Reactivity-dependent profiling of RNA 5-methylcytidine dioxygenases

Epitranscriptomic RNA modifications can regulate fundamental biological processes, but we lack approaches to map modification sites and probe writer enzymes. Here we present a chemoproteomic strategy to characterize RNA 5-methylcytidine (m(5)C) dioxygenase enzymes in their native context based upon metabolic labeling and activity-based crosslinking with 5-ethynylcytidine (5-EC). We profile m(5)C dioxygenases in human cells including ALKBH1 and TET2 and show that ALKBH1 is the major hm(5)C- and f(5)C-forming enzyme in RNA. Further, we map ALKBH1 modification sites transcriptome-wide using 5-EC-iCLIP and ARP-based sequencing to identify ALKBH1-dependent m(5)C oxidation in a variety of tRNAs and mRNAs and analyze ALKBH1 substrate specificity in vitro.

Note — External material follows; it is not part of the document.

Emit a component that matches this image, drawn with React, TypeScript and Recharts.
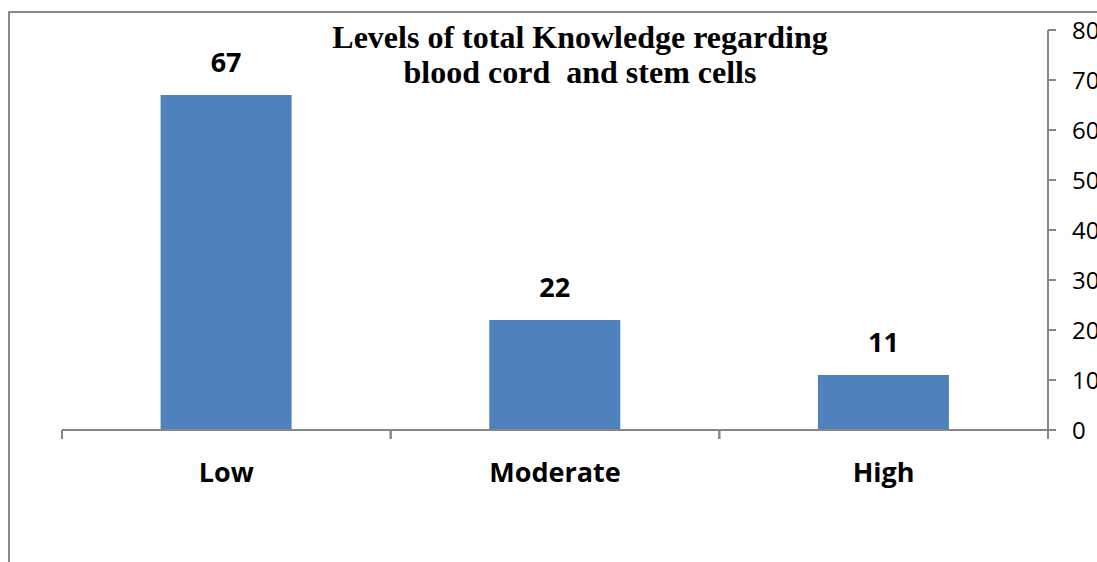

We also apply targeted pyridine borane-mediated sequencing to measure f(5)C sites on select tRNA. Finally, we show that f(5)C at the wobble position of tRNA-Leu-CAA plays a role in decoding Leu codons under stress. Our work provides powerful chemical approaches for studying RNA m(5)C dioxygenases and mapping oxidative m(5)C modifications and reveals the existence of novel epitranscriptomic pathways for regulating RNA function.